▶ Data listing:

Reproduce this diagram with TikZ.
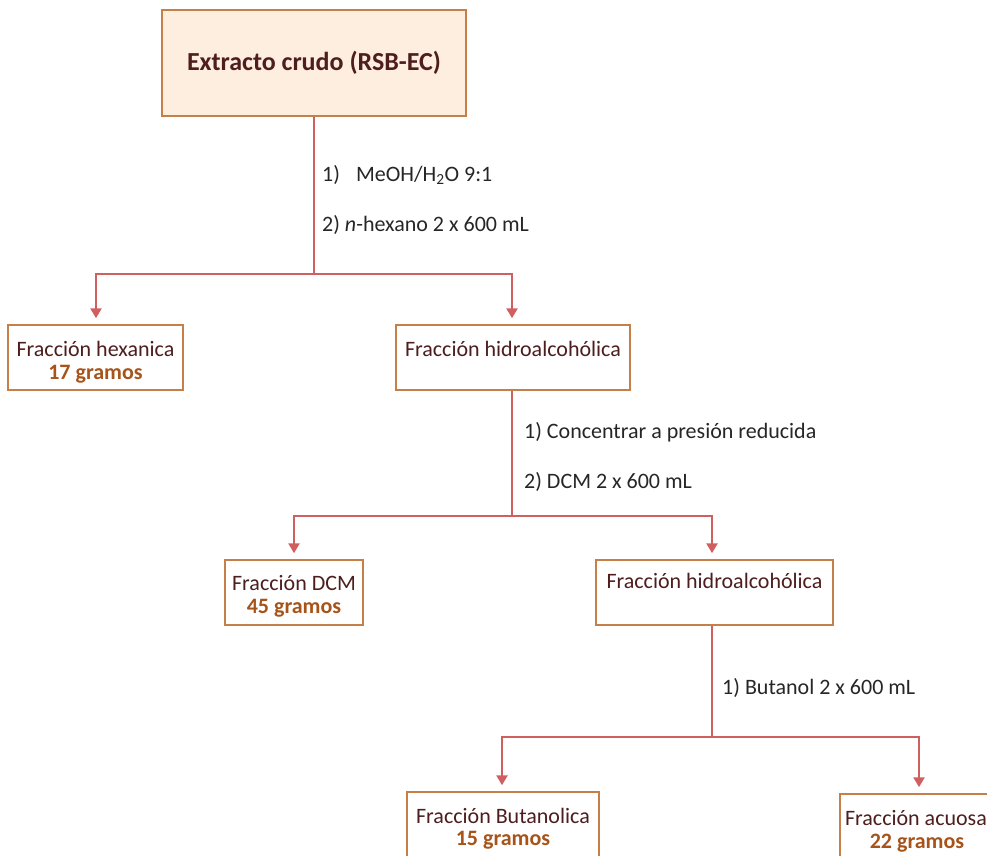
\documentclass[tikz,border=0pt]{standalone}
\usepackage{fontspec}
\setmainfont{Carlito}
\usetikzlibrary{arrows.meta}
\definecolor{linec}{RGB}{208,96,96}
\definecolor{boxc}{RGB}{196,128,72}
\definecolor{topfill}{RGB}{253,238,224}
\definecolor{txtc}{RGB}{78,30,30}
\definecolor{gramc}{RGB}{166,84,26}
\tikzset{
  fbox/.style={draw=boxc, line width=1.5pt, fill=white, minimum width=#1, inner sep=0pt},
  boxh/.style={minimum height=65pt},
  txt/.style={text=txtc, font=\fontsize{22}{26}\selectfont, inner sep=0pt},
  gram/.style={text=gramc, font=\fontsize{22}{26}\selectfont\bfseries, inner sep=0pt},
  lab/.style={text=black!85, font=\fontsize{22}{26}\selectfont, inner sep=0pt, anchor=west},
  conn/.style={draw=linec, line width=2.8pt},
  arr/.style={draw=linec, line width=2.8pt, -{Triangle[length=10pt,width=11pt]}, shorten >=6pt},
}
\begin{document}
\begin{tikzpicture}[x=1pt,y=-1pt]
\useasboundingbox (0,0) rectangle (987,855);
\clip (0,0) rectangle (987,855);
% top
\node[fbox=304pt, minimum height=106pt, fill=topfill] (top) at (314,63) {};
\node[txt, font=\fontsize{26}{30}\selectfont\bfseries, text=txtc] (toptxt) at (314,63) {Extracto crudo (RSB-EC)};
% level 1
\coordinate (j1) at (314,274);
\coordinate (j1l) at (96,274);
\coordinate (j1r) at (512,274);
\draw[conn] (top.south) -- (j1);
\draw[conn, line cap=rect] (j1l) -- (j1r);
\node[lab] (l1a) at (322,175) {1)\hspace{16pt}MeOH/H\textsubscript{2}O 9:1};
\node[lab] (l1b) at (322,225) {2) \textit{n}-hexano 2 x 600 mL};
\node[fbox=175pt, boxh] (hex) at (95.5,357.5) {};
\node[txt] (hext) at (95.5,349) {Fracción hexanica};
\node[gram] (hexg) at (95.5,374) {17 gramos};
\node[fbox=234pt, boxh] (hid1) at (513,357.5) {};
\node[txt] (hid1t) at (513,349) {Fracción hidroalcohólica};
\draw[arr] (j1l) -- (j1l |- hex.north);
\draw[arr] (j1r) -- (j1r |- hid1.north);
% level 2
\coordinate (j2) at (512,516);
\coordinate (j2l) at (294,516);
\coordinate (j2r) at (712,516);
\draw[conn] (hid1.south -| j2) -- (j2);
\draw[conn, line cap=rect] (j2l) -- (j2r);
\node[lab] (l2a) at (524,432) {1) Concentrar a presión reducida};
\node[lab] (l2b) at (524,482) {2) DCM 2 x 600 mL};
\node[fbox=138pt, boxh] (dcm) at (294,592.5) {};
\node[txt] (dcmt) at (294,583) {Fracción DCM};
\node[gram] (dcmg) at (294,608) {45 gramos};
\node[fbox=237pt, boxh] (hid2) at (714.5,592.5) {};
\node[txt] (hid2t) at (714.5,581) {Fracción hidroalcohólica};
\draw[arr] (j2l) -- (j2l |- dcm.north);
\draw[arr] (j2r) -- (j2r |- hid2.north);
% level 3
\coordinate (j3) at (712,737);
\coordinate (j3l) at (502,737);
\coordinate (j3r) at (919,737);
\draw[conn] (hid2.south -| j3) -- (j3);
\draw[conn, line cap=rect] (j3l) -- (j3r);
\node[lab] (l3a) at (722,688) {1) Butanol 2 x 600 mL};
\node[fbox=192pt, minimum height=75pt] (but) at (503,829.5) {};
\node[txt] (butt) at (503,816) {Fracción Butanolica};
\node[gram] (butg) at (503,840) {15 gramos};
\node[fbox=158pt, minimum height=75pt] (acu) at (919,831.5) {};
\node[txt] (acut) at (916,818) {Fracción acuosa};
\node[gram] (acug) at (917,843) {22 gramos};
\draw[arr] (j3l) -- (j3l |- but.north);
\draw[arr] (j3r) -- (j3r |- acu.north);
\end{tikzpicture}
\end{document}
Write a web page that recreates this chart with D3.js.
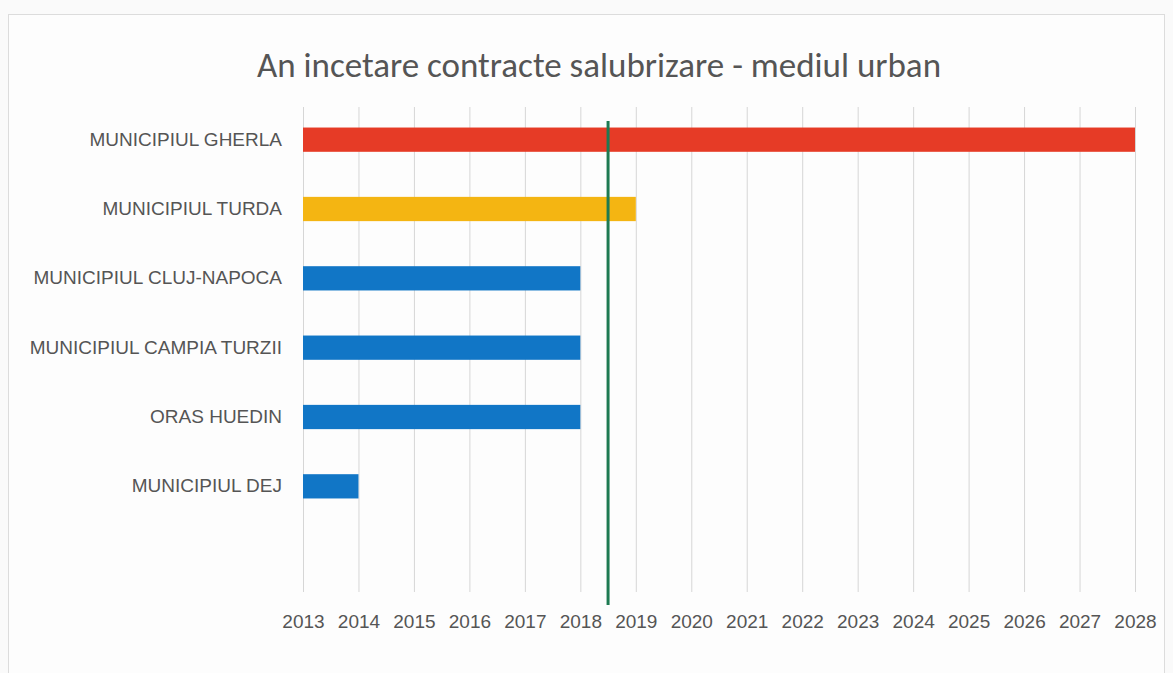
<!DOCTYPE html>
<html>
<head>
<meta charset="utf-8">
<script src="https://cdn.jsdelivr.net/npm/d3@7"></script>
<style>
  body { margin: 0; background: #fafafa; }
  svg { display: block; font-family: Carlito, Calibri, "Open Sans", sans-serif; }
</style>
</head>
<body>
<div id="chart"></div>
<script>
// Data
const towns = [
    "MUNICIPIUL GHERLA",
    "MUNICIPIUL TURDA",
    "MUNICIPIUL CLUJ-NAPOCA",
    "MUNICIPIUL CAMPIA TURZII",
    "ORAS HUEDIN",
    "MUNICIPIUL DEJ"
];
const endYears = [2028, 2019, 2018, 2018, 2018, 2014];
const barColors = ["#e63b26", "#f4b512", "#1176c6", "#1176c6", "#1176c6", "#1176c6"];
const yearTicks = d3.range(2013, 2029);
const markerYear = 2018.5;

const width = 1173;
const height = 673;

const svg = d3.select("#chart")
    .append("svg")
    .attr("width", width)
    .attr("height", height);

// Chart frame
svg.append("rect")
    .attr("x", 8.5)
    .attr("y", 14.5)
    .attr("width", 1156)
    .attr("height", 670)
    .attr("fill", "#fdfdfd")
    .attr("stroke", "#dcdcdc");

// Scales
const x = d3.scaleLinear()
    .domain([2013, 2028])
    .range([303, 1135]);

const y = d3.scaleBand()
    .domain(towns)
    .range([105, 521])
    .paddingInner(0.65)
    .paddingOuter(0.325);

const gridTop = 107;
const gridBottom = 592;

// Vertical gridlines + year labels
const xAxis = d3.axisBottom(x)
    .tickValues(yearTicks)
    .tickFormat(d3.format("d"))
    .tickSize(-(gridBottom - gridTop))
    .tickPadding(23);

const gx = svg.append("g")
    .attr("transform", `translate(0,${gridBottom})`)
    .call(xAxis);

gx.select(".domain").remove();
gx.selectAll(".tick line")
    .attr("stroke", "#d6d6d6");
gx.selectAll(".tick text")
    .attr("fill", "#555")
    .style("font-size", "19px");

// Bars
svg.selectAll("rect.bar")
    .data(towns)
    .enter()
    .append("rect")
    .attr("class", "bar")
    .attr("x", x(2013))
    .attr("y", d => y(d))
    .attr("width", (d, i) => x(endYears[i]) - x(2013))
    .attr("height", y.bandwidth())
    .attr("fill", (d, i) => barColors[i]);

// Category labels
const yAxis = d3.axisLeft(y).tickSize(0).tickPadding(21);
const gy = svg.append("g")
    .attr("transform", `translate(${x(2013)},0)`)
    .call(yAxis);
gy.select(".domain").remove();
gy.selectAll(".tick text")
    .attr("fill", "#555")
    .style("font-size", "19px");

// Current year marker
svg.append("line")
    .attr("x1", x(markerYear))
    .attr("x2", x(markerYear))
    .attr("y1", 121)
    .attr("y2", 605)
    .attr("stroke", "#1d7a52")
    .attr("stroke-width", 3);

// Title
svg.append("text")
    .attr("x", 599)
    .attr("y", 77)
    .attr("text-anchor", "middle")
    .attr("fill", "#555")
    .style("font-size", "35px")
    .text("An incetare contracte salubrizare - mediul urban");
</script>
</body>
</html>
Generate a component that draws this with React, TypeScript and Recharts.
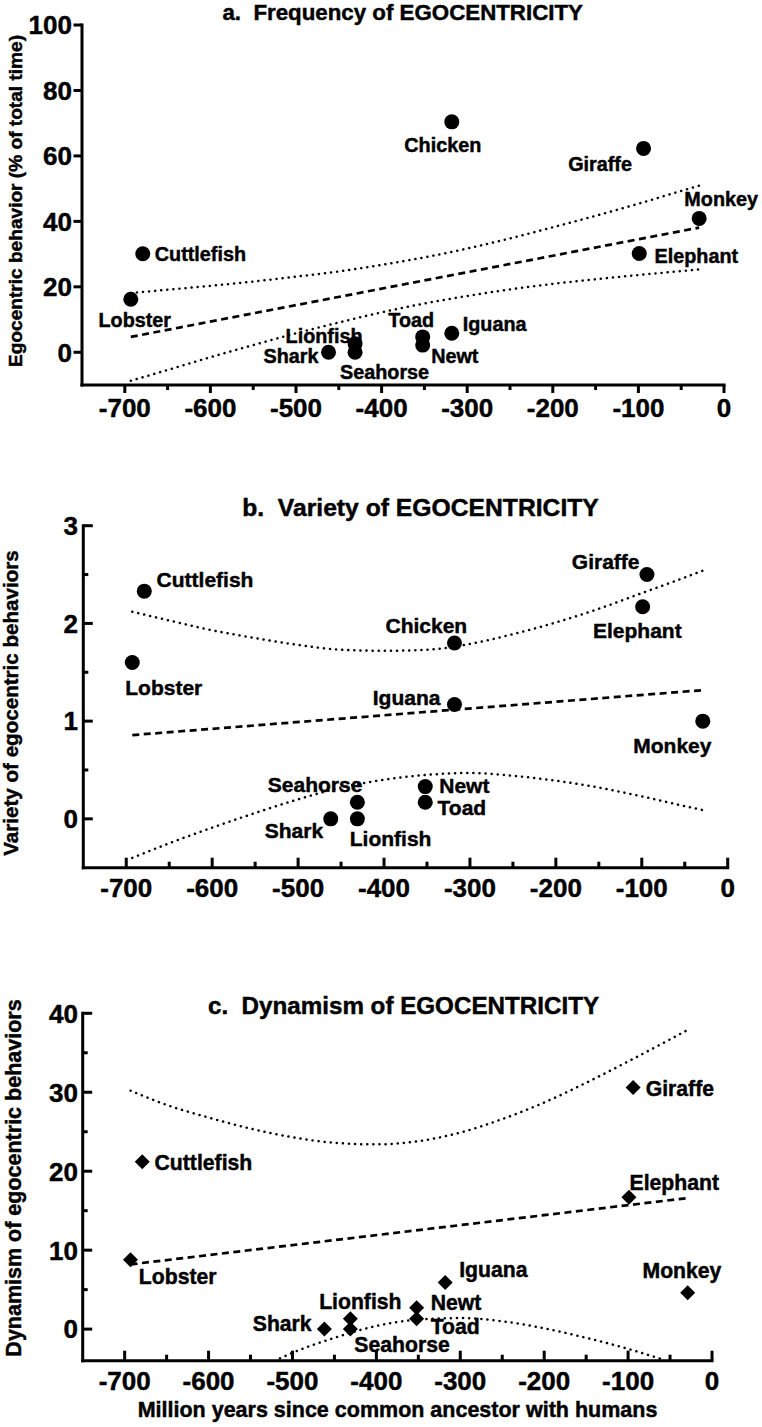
import React from 'react';
import { ComposedChart, XAxis, YAxis, Scatter, Line } from 'recharts';

const FONT = '"Liberation Sans", Arial, Helvetica, sans-serif';

// species and time since common ancestor with humans (million years)
const species = ['Lobster', 'Cuttlefish', 'Shark', 'Lionfish', 'Seahorse', 'Toad', 'Newt', 'Iguana', 'Chicken', 'Elephant', 'Giraffe', 'Monkey'];
const divergence = [-693, -679, -462, -431, -431, -352, -352, -318, -318, -99, -94, -29];

// a. frequency (% of total time), b. variety, c. dynamism (no chicken)
const frequency = [16.2, 30.1, 0, 2.6, 0, 4.7, 2.2, 5.8, 70.4, 30.2, 62.3, 40.9];
const variety = [1.6, 2.33, 0, 0, 0.17, 0.17, 0.33, 1.17, 1.8, 2.17, 2.5, 1.0];
const dynamism = [8.8, 21.2, 0, 1.3, 0, 1.3, 2.7, 5.9, null, 16.7, 30.6, 4.6];

// regression lines (end points) and confidence bands
const fitX = [-693, -29];
const freqFit = [4.7, 38.1];
const varFit = [0.857, 1.317];
const dynFit = [8.2, 16.6];

const bandX = [-693, -650, -600, -550, -500, -450, -400, -350, -300, -250, -200, -150, -100, -50, -29];
const freqUpper = [18.1, 19.1, 20.3, 21.6, 23.1, 24.7, 26.7, 29.0, 31.7, 34.8, 38.2, 41.7, 45.4, 49.3, 50.9];
const freqLower = [-8.7, -5.4, -1.5, 2.2, 5.8, 9.1, 12.2, 14.9, 17.2, 19.2, 20.9, 22.3, 23.6, 24.8, 25.3];
const varUpper = [2.12, 2.03, 1.93, 1.85, 1.78, 1.73, 1.72, 1.73, 1.79, 1.89, 2.01, 2.15, 2.31, 2.47, 2.54];
const varLower = [-0.4, -0.25, -0.09, 0.06, 0.2, 0.32, 0.4, 0.45, 0.47, 0.44, 0.39, 0.32, 0.23, 0.13, 0.09];
const dynUpper = [30.2, 28.4, 26.8, 25.4, 24.3, 23.6, 23.4, 23.8, 24.9, 26.6, 28.7, 31.2, 33.9, 36.7, 37.9];
// only the part of the lower band c that lies above the axis floor is visible
const dynLowerX = [-515, -500, -450, -400, -350, -300, -250, -200, -150, -100, -57];
const dynLower = [-3.7, -3.0, -1.1, 0.4, 1.2, 1.4, 1.0, 0.1, -1.1, -2.5, -3.9];

// ticks
const xTicks = [-700, -650, -600, -550, -500, -450, -400, -350, -300, -250, -200, -150, -100, -50, 0];
const freqTicks = [0, 20, 40, 60, 80, 100];
const varTicks = [0, 0.5, 1, 1.5, 2, 2.5, 3];
const dynTicks = [0, 5, 10, 15, 20, 25, 30, 35, 40];

// label placement next to each marker: [dx, dy, anchor]
type Place = [number, number, 'start' | 'middle' | 'end'];
const placeA: Record<string, Place> = {
  Cuttlefish: [12, 0, 'start'], Lobster: [4, 21, 'middle'], Lionfish: [-31, -8, 'middle'],
  Shark: [-10, 3.5, 'end'], Seahorse: [29.5, 19.5, 'middle'], Toad: [-11.5, -17.5, 'middle'],
  Newt: [8.5, 10.7, 'start'], Iguana: [11, -9.3, 'start'], Chicken: [-9, 23.3, 'middle'],
  Giraffe: [-11.6, 15.7, 'end'], Monkey: [22, -19.3, 'middle'], Elephant: [15.3, 2.5, 'start'],
};
const placeB: Record<string, Place> = {
  Cuttlefish: [12.3, -11.7, 'start'], Lobster: [31.5, 25, 'middle'], Seahorse: [-42.3, -17.7, 'middle'],
  Shark: [-7.6, 11.8, 'end'], Lionfish: [33.2, 19.3, 'middle'], Newt: [14, -1.5, 'start'],
  Toad: [12.3, 5.5, 'start'], Iguana: [-14, -6.8, 'end'], Chicken: [12.7, -17.7, 'end'],
  Giraffe: [-7.4, -13.2, 'end'], Elephant: [-5.3, 23.3, 'middle'], Monkey: [-30.4, 24.8, 'middle'],
};
const placeC: Record<string, Place> = {
  Cuttlefish: [12.3, 0.8, 'start'], Lobster: [8.3, 17, 'start'], Lionfish: [10, -17.6, 'middle'],
  Shark: [-12.7, -6, 'end'], Seahorse: [4, 15, 'start'], Newt: [14, -5.5, 'start'],
  Toad: [14, 7.2, 'start'], Iguana: [14, -12.7, 'start'], Giraffe: [12.6, 1, 'start'],
  Elephant: [0.6, -15.2, 'start'], Monkey: [-5.7, -22.7, 'middle'],
};

const points = (vals: (number | null)[]) =>
  species
    .map((name, i) => ({ name, x: divergence[i], y: vals[i] }))
    .filter((d) => d.y !== null);
const curve = (xs: number[], ys: number[]) => xs.map((x, i) => ({ x, y: ys[i] }));

const heavy = { stroke: '#000', strokeWidth: 0.45 };

function makeShape(place: Record<string, Place>, diamond: boolean, fontSize: number) {
  return (props: any) => {
    const { cx, cy, payload } = props;
    const p = place[payload.name];
    return (
      <g>
        {diamond ? (
          <polygon points={`${cx},${cy - 7.5} ${cx + 7.5},${cy} ${cx},${cy + 7.5} ${cx - 7.5},${cy}`} fill="#000" />
        ) : (
          <circle cx={cx} cy={cy} r={7.5} fill="#000" />
        )}
        <text x={cx + p[0]} y={cy + p[1]} dy="0.36em" textAnchor={p[2]} fontSize={fontSize}
          fontWeight="bold" fontFamily={FONT} fill="#000" {...heavy}>{payload.name}</text>
      </g>
    );
  };
}

function makeXTick(axisY: number, inward: boolean, baseline: number) {
  return (props: any) => {
    const { x, payload } = props;
    const major = payload.value % 100 === 0;
    const len = major ? (inward ? 10 : 8) : (inward ? 6 : 5);
    return (
      <g>
        <line x1={x} x2={x} y1={axisY} y2={axisY + (inward ? -len : len)} stroke="#000" strokeWidth={3} />
        {major && (
          <text x={x} y={axisY + baseline} textAnchor="middle" fontSize={26} fontWeight="bold"
            fontFamily={FONT} fill="#000" {...heavy}>{payload.value}</text>
        )}
      </g>
    );
  };
}

function makeYTick(axisX: number, inward: boolean, labelX: number, majorStep: number) {
  return (props: any) => {
    const { y, payload } = props;
    const major = Math.abs(payload.value / majorStep - Math.round(payload.value / majorStep)) < 1e-6;
    const len = major ? (inward ? 9.5 : 8.5) : 5;
    return (
      <g>
        <line x1={axisX} x2={axisX + (inward ? len : -len)} y1={y} y2={y} stroke="#000" strokeWidth={3} />
        {major && (
          <text x={labelX} y={y} dy="0.36em" textAnchor="end" fontSize={26} fontWeight="bold"
            fontFamily={FONT} fill="#000" {...heavy}>{payload.value}</text>
        )}
      </g>
    );
  };
}

const axisLine = { stroke: '#000', strokeWidth: 3, strokeLinecap: 'square' as const };

interface PanelProps {
  top: number;
  height: number;
  margin: { top: number; right: number; left: number; bottom: number };
  yWidth: number;
  xHeight: number;
  inward: boolean;
  xBaseline: number;
  yLabelX: number;
  yDomain: [number, number];
  yTicks: number[];
  yMajor: number;
  data: any[];
  fit: number[];
  upper: { x: number; y: number }[];
  lower: { x: number; y: number }[];
  place: Record<string, Place>;
  diamond: boolean;
  labelSize: number;
}

function Panel(p: PanelProps) {
  const axisY = p.height - p.xHeight - p.margin.bottom;
  const axisX = p.yWidth + p.margin.left;
  return (
    <div style={{ position: 'absolute', left: 0, top: p.top }}>
      <ComposedChart width={762} height={p.height} margin={p.margin}>
        <XAxis type="number" dataKey="x" domain={[-750, 0]} ticks={xTicks} interval={0}
          height={p.xHeight} tickLine={false} axisLine={axisLine} tick={makeXTick(axisY, p.inward, p.xBaseline)} />
        <YAxis type="number" dataKey="y" domain={p.yDomain} ticks={p.yTicks} interval={0}
          width={p.yWidth} tickLine={false} axisLine={axisLine} tick={makeYTick(axisX, p.inward, p.yLabelX, p.yMajor)} />
        <Line data={p.upper} dataKey="y" type="monotone" dot={false} stroke="#000" strokeWidth={2.5}
          strokeDasharray="0.1 6" strokeLinecap="round" isAnimationActive={false} />
        <Line data={p.lower} dataKey="y" type="monotone" dot={false} stroke="#000" strokeWidth={2.5}
          strokeDasharray="0.1 6" strokeLinecap="round" isAnimationActive={false} />
        <Line data={curve(fitX, p.fit)} dataKey="y" type="linear" dot={false} stroke="#000" strokeWidth={2.7}
          strokeDasharray="7 4.5" isAnimationActive={false} />
        <Scatter data={p.data} dataKey="y" shape={makeShape(p.place, p.diamond, p.labelSize)} isAnimationActive={false} />
      </ComposedChart>
    </div>
  );
}

const textStyle = (x: number, y: number, size: number, rotate = false): React.CSSProperties => ({
  position: 'absolute',
  left: x,
  top: y,
  transform: `translate(-50%, -50%)${rotate ? ' rotate(-90deg)' : ''}`,
  fontFamily: FONT,
  fontWeight: 'bold',
  fontSize: size,
  lineHeight: 1,
  whiteSpace: 'pre',
  color: '#000',
  WebkitTextStroke: '0.45px #000',
});

export default function App() {
  return (
    <div style={{ position: 'absolute', left: 0, top: 0, width: 762, height: 1427, background: '#fff', overflow: 'hidden' }}>
      <Panel top={0} height={430} margin={{ top: 25, right: 38, left: 0, bottom: 0 }} yWidth={82} xHeight={45}
        inward={false} xBaseline={31.5} yLabelX={72} yDomain={[-10, 100]} yTicks={freqTicks} yMajor={20}
        data={points(frequency)} fit={freqFit} upper={curve(bandX, freqUpper)} lower={curve(bandX, freqLower)}
        place={placeA} diamond={false} labelSize={19.8} />
      <Panel top={480} height={430} margin={{ top: 45.7, right: 34.3, left: 0, bottom: 0 }} yWidth={83.3} xHeight={42.3}
        inward={true} xBaseline={29} yLabelX={78} yDomain={[-0.5, 3]} yTicks={varTicks} yMajor={1}
        data={points(variety)} fit={varFit} upper={curve(bandX, varUpper)} lower={curve(bandX, varLower)}
        place={placeB} diamond={false} labelSize={21} />
      <Panel top={960} height={440} margin={{ top: 53.3, right: 50, left: 0, bottom: 0 }} yWidth={82.7} xHeight={39.3}
        inward={true} xBaseline={29.3} yLabelX={78} yDomain={[-4, 40]} yTicks={dynTicks} yMajor={10}
        data={points(dynamism)} fit={dynFit} upper={curve(bandX, dynUpper)} lower={curve(dynLowerX, dynLower)}
        place={placeC} diamond={true} labelSize={21.2} />

      <div style={textStyle(402.7, 12.5, 22.3)}>{'a.  Frequency of EGOCENTRICITY'}</div>
      <div style={textStyle(420.5, 507.5, 24.7)}>{'b.  Variety of EGOCENTRICITY'}</div>
      <div style={textStyle(403.5, 1005.8, 24.2)}>{'c.  Dynamism of EGOCENTRICITY'}</div>

      <div style={textStyle(15.7, 201, 19.1, true)}>Egocentric behavior (% of total time)</div>
      <div style={textStyle(11.1, 703.3, 20.6, true)}>Variety of egocentric behaviors</div>
      <div style={textStyle(15, 1178.3, 21.5, true)}>Dynamism of egocentric behaviors</div>
      <div style={textStyle(397.5, 1411.3, 21.5)}>Million years since common ancestor with humans</div>
    </div>
  );
}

▶ What you have to do:
Working from the entries above, reproduce exactly and only the lines beginning with the line that has "Generate a component" and ending with the line that has "Arial, Helvetica, sans-serif';"; omit all pictures.

▶ Reply to the task:
Generate a component that draws this with React, TypeScript and Recharts.
import React from 'react';
import { ComposedChart, XAxis, YAxis, Scatter, Line } from 'recharts';

const FONT = '"Liberation Sans", Arial, Helvetica, sans-serif';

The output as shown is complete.